Yup. Definitely don’t miss social media.
It’s those who have never lived that scream the loudest for us to stay indoors and wear masks. Apparently, Tom Brady is now the bad guy. He was seen in public not wearing a mask.
Let’s talk about Tom Brady. Beautiful wife. Diamond smile. More Super Bowl rings than any NFL franchise.
Yes, that’s right. That guy has more Super Bowl rings than any NFL franchise.
Why is he not wearing a mask? Because, he’s lived.
The people who have never lived are the ones most scared of death
I’ll explain that more thoroughly – you’ll see a consistent pattern in people. The ones screaming at you the loudest to stay indoors, social distance, and wear masks are the ones with the most pathetic lives.
Every single time. I’ve yet to meet an exception to this.
These folks have never accomplished anything worthwhile. Thus, they fear death the most.

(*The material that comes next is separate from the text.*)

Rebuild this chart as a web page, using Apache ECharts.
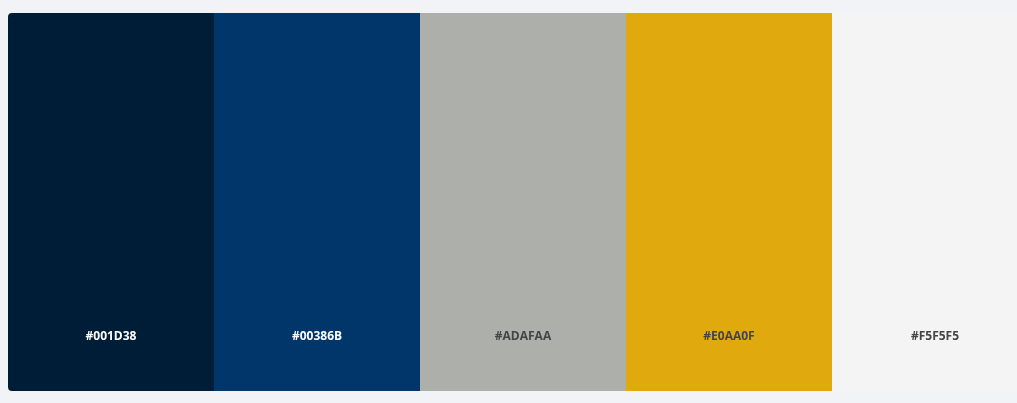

Death is the great equalizer. It will come for kings and queens and it will come for peasants. It will come for great warriors and beautiful princesses and it will come for lunatics and lepers.
There is no escape. Only delays. It will eventually get us all.
Now, I’ve lived. I’ve accomplished. Not as much as I’d like to of course. I got plenty more life ahead in me.
But I’m not a tenth as scared of death as these clowns are. They hide from death because they know they’ve never done anything worthwhile.
And it eats them up.
So they scream. And they project their insecurities onto everyone else.
They’re vile creatures, full of scorn. Most of all though, full of envy, which we all know is poison.
They look around at people who want to live, who want to get the most out of life, and they hate people like you and me. They don’t want us to live. Because, they themselves have never lived.
Yes, my friends. That’s what it all comes down to.
The cure for the fear of Death?
Live. As much as you can.
Get the most out of life. You were born to accomplish something cool. So go do it!
Focus on yourself instead of envying other people. If you’re bitching that your neighbor has green grass while you can’t even run a mile, you got your priorities out of whack.